First, the curriculum it funded must align with the libertarian, deregulatory economic philosophy of Charles Koch, the billionaire industrialist and Republican political bankroller.

Second, the Charles Koch Foundation would at least partially control which faculty members Florida State University hired.

And third, Bruce Benson, a prominent libertarian economic theorist and Florida State University economics department chairman, must stay on another three years as department chairman—even though he told his wife he’d step down in 2009 after a single three-year term.

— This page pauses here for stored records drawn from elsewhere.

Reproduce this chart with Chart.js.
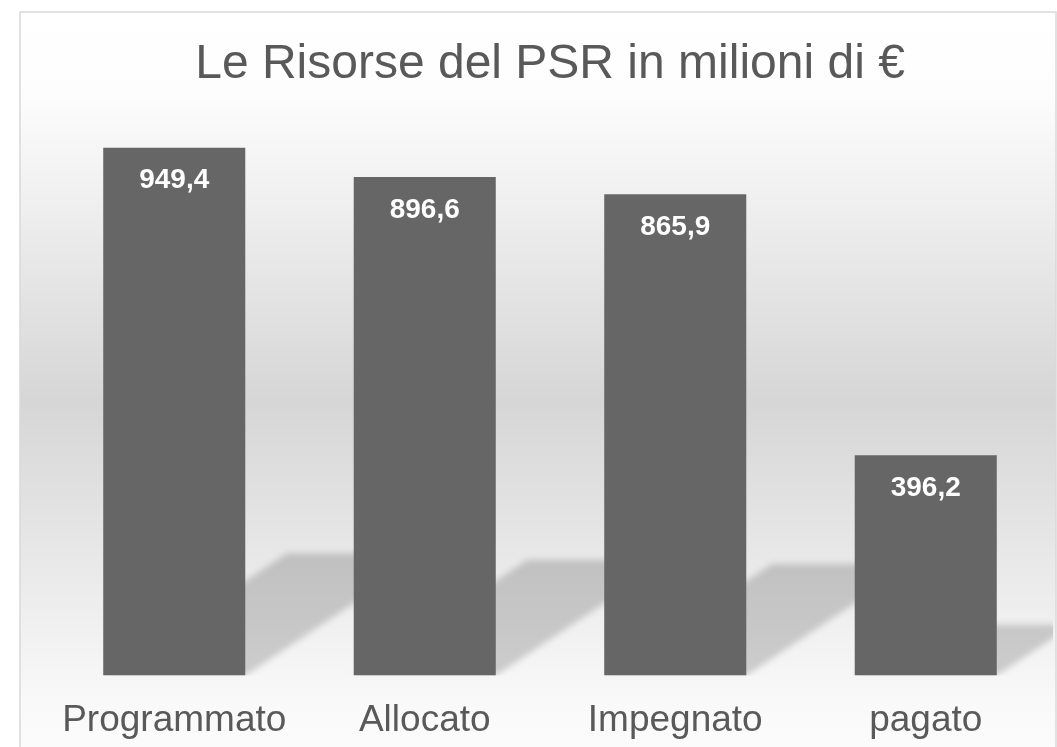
<!DOCTYPE html>
<html>
<head>
<meta charset="utf-8">
<script src="https://cdn.jsdelivr.net/npm/chart.js@4"></script>
<style>
  html, body { margin: 0; padding: 0; background: #ffffff; }
  #wrap { width: 1057px; height: 747px; position: relative; }
</style>
</head>
<body>
<div id="wrap"><canvas id="psrChart"></canvas></div>
<script>
// data
const categories = ['Programmato', 'Allocato', 'Impegnato', 'pagato'];
const values = [949.4, 896.6, 865.9, 396.2];
const chartTitle = 'Le Risorse del PSR in milioni di €';

const fontFamily = '"Liberation Sans", Arial, sans-serif';

// framed panel with vertical grey gradient
const panelBackground = {
    id: 'panelBackground',
    beforeDraw(chart) {
        const ctx = chart.ctx;
        const top = 12, left = 20, right = 1056, bottom = 760;
        ctx.save();
        const g = ctx.createLinearGradient(0, top, 0, 747);
        g.addColorStop(0, '#ffffff');
        g.addColorStop(0.11, '#fdfdfd');
        g.addColorStop(0.53, '#d6d6d6');
        g.addColorStop(0.94, '#f9f9f9');
        g.addColorStop(1, '#fbfbfb');
        ctx.fillStyle = g;
        ctx.fillRect(left, top, right - left, bottom - top);
        ctx.strokeStyle = '#d9d9d9';
        ctx.lineWidth = 1.5;
        ctx.strokeRect(left, top, right - left, bottom - top);
        ctx.restore();
    }
};

// perspective shadows cast behind each bar
const barShadows = {
    id: 'barShadows',
    beforeDatasetsDraw(chart) {
        const ctx = chart.ctx;
        const area = chart.chartArea;
        const meta = chart.getDatasetMeta(0);
        ctx.save();
        ctx.beginPath();
        ctx.rect(area.left, area.top, area.right - area.left + 2, area.bottom - area.top);
        ctx.clip();
        ctx.filter = 'blur(3px)';
        ctx.fillStyle = 'rgba(0,0,0,0.17)';
        meta.data.forEach(bar => {
            const h = bar.base - bar.y;
            const sh = h * 0.232;
            const dx = sh * 1.5;
            const l = bar.x - bar.width / 2;
            const r = bar.x + bar.width / 2;
            ctx.beginPath();
            ctx.moveTo(l, bar.base);
            ctx.lineTo(r, bar.base);
            ctx.lineTo(r + dx, bar.base - sh);
            ctx.lineTo(l + dx, bar.base - sh);
            ctx.closePath();
            ctx.fill();
        });
        ctx.restore();
    }
};

// value labels inside the top of each bar
const valueLabels = {
    id: 'valueLabels',
    afterDatasetsDraw(chart) {
        const ctx = chart.ctx;
        const meta = chart.getDatasetMeta(0);
        ctx.save();
        ctx.fillStyle = '#ffffff';
        ctx.font = 'bold 28px ' + fontFamily;
        ctx.textAlign = 'center';
        ctx.textBaseline = 'middle';
        meta.data.forEach((bar, i) => {
            const txt = values[i].toFixed(1).replace('.', ',');
            ctx.fillText(txt, bar.x, bar.y + 33);
        });
        ctx.restore();
    }
};

const ctx = document.getElementById('psrChart').getContext('2d');
const chart = new Chart(ctx, {
    type: 'bar',
    data: {
        labels: categories,
        datasets: [{
            data: values,
            backgroundColor: '#666666',
            borderWidth: 0,
            barPercentage: 0.567,
            categoryPercentage: 1
        }]
    },
    options: {
        responsive: true,
        maintainAspectRatio: false,
        animation: false,
        layout: {
            padding: { left: 49, right: 6, top: 12, bottom: -19 }
        },
        plugins: {
            legend: { display: false },
            tooltip: { enabled: false },
            title: {
                display: true,
                text: chartTitle,
                color: '#595959',
                font: { family: fontFamily, size: 48, weight: 'normal' },
                padding: { top: 24, bottom: 26 }
            }
        },
        scales: {
            x: {
                grid: { display: false, drawTicks: false },
                border: { display: false },
                ticks: {
                    color: '#595959',
                    font: { family: fontFamily, size: 37 },
                    padding: 23,
                    maxRotation: 0
                }
            },
            y: {
                display: false,
                min: 0,
                max: 1000
            }
        }
    },
    plugins: [panelBackground, barShadows, valueLabels]
});
</script>
</body>
</html>
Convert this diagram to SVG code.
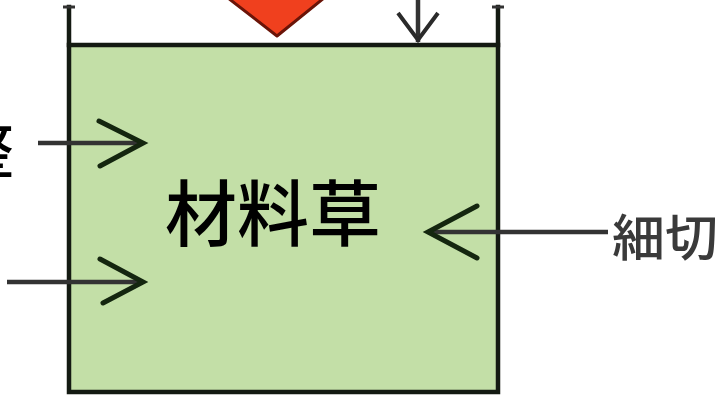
<svg xmlns="http://www.w3.org/2000/svg" width="721" height="398" viewBox="0 0 721 398">
<style>
.frame{fill:none;stroke:#141a12;stroke-width:4.5;stroke-linecap:square}
.cap{stroke:#333;stroke-width:3}
.arr{fill:none;stroke:#14260f;stroke-width:5;stroke-linecap:round;stroke-linejoin:miter}
.line{stroke:#333;stroke-width:4.5}
.big{font-family:"Noto Sans CJK JP","Noto Sans CJK SC",sans-serif;fill:#000;font-weight:500}
</style>
<rect width="721" height="398" fill="#ffffff"/>
<g id="tank">
<rect x="70" y="46" width="427" height="346" fill="#c3dfa7"/>
<path class="frame" d="M69,7 V392 H498 V7"/>
<line class="frame" x1="69" y1="45" x2="498" y2="45"/>
<line class="cap" x1="63" y1="7" x2="75" y2="7"/>
<line class="cap" x1="492" y1="7" x2="504" y2="7"/>
<text class="big" x="165" y="240" font-size="72">材料草</text>
</g>
<g id="input-red">
<path d="M228,-2 L324,-2 L277,36 Z" fill="#f0401e" stroke="#6a1408" stroke-width="3" stroke-linejoin="round"/>
</g>
<g id="label-left">
<text class="big" x="14" y="173" font-size="62" text-anchor="end">整</text>
</g>
<g id="label-right">
<text x="612" y="256" font-size="50" font-weight="500" fill="#3a3a3a" font-family="Noto Sans CJK JP,sans-serif" textLength="106" lengthAdjust="spacingAndGlyphs">細切</text>
</g>
<g id="connectors">
<line class="line" x1="418" y1="0" x2="418" y2="42"/>
<path d="M398,13 L418,40 L438,13" fill="none" stroke="#2a2a2a" stroke-width="4"/>
<line class="line" x1="38" y1="143" x2="140" y2="143"/>
<path class="arr" d="M99,121 L143,143 L100,166"/>
<line class="line" x1="7" y1="282" x2="140" y2="282"/>
<path class="arr" d="M100,259 L143,282 L103,303"/>
<line class="line" x1="432" y1="232" x2="608" y2="232"/>
<path class="arr" d="M477,206 L428,232 L477,258"/>
</g>
</svg>
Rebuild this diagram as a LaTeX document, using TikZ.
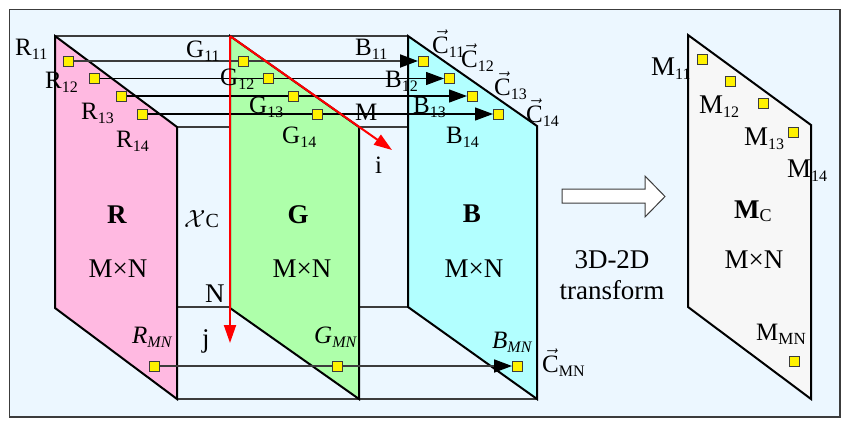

The Charles Koch Foundation expressed a willingness to give Florida State an extra $105,000 to keep Benson—a self-described “libertarian anarchist” who asserts that every government function he’s studied “can be, has been, or is being produced better by the private sector”—in place.

Hmmm. Sound familiar?

It would be unkind, Razorback flacks would say, to suggest that the Walton billionaires expected any ideological payback from the millions they’ve given to the University of Arkansas, home to the Sam Walton College of Business. It is strictly coincidental that the University of Arkansas Department of Education Reform, with its Walton-subsidized faculty (their pay is the envy of lowly liberal arts profs), steadily produces work that fits hand in glove with the Walton Family Foundation’s initiatives on charter schools and such. Some, however, have seen an effort to influence education with Walton money, such as in this New York Times report earlier this year:

The size of the Walton foundation’s wallet allows it to exert an outsize influence on education policy as well as on which schools flourish and which are forced to fold. With its many tentacles, it has helped fuel some of the fastest growing, and most divisive, trends in public education — including teacher evaluations based on student test scores and publicly funded vouchers for students to attend private schools.

“The influence of philanthropy in terms of the bang for the buck they get is just really kind of shocking,” said Jack Schneider, an assistant professor of education at the College of the Holy Cross in Worcester, Mass.

A separate Walton foundation that supports higher education bankrolls an academic department at the University of Arkansas in which faculty, one of whom was recruited from conservative think tank, conduct research on charter schools, voucher programs and other policies the foundation supports.

But, hey. These are OUR billionaires.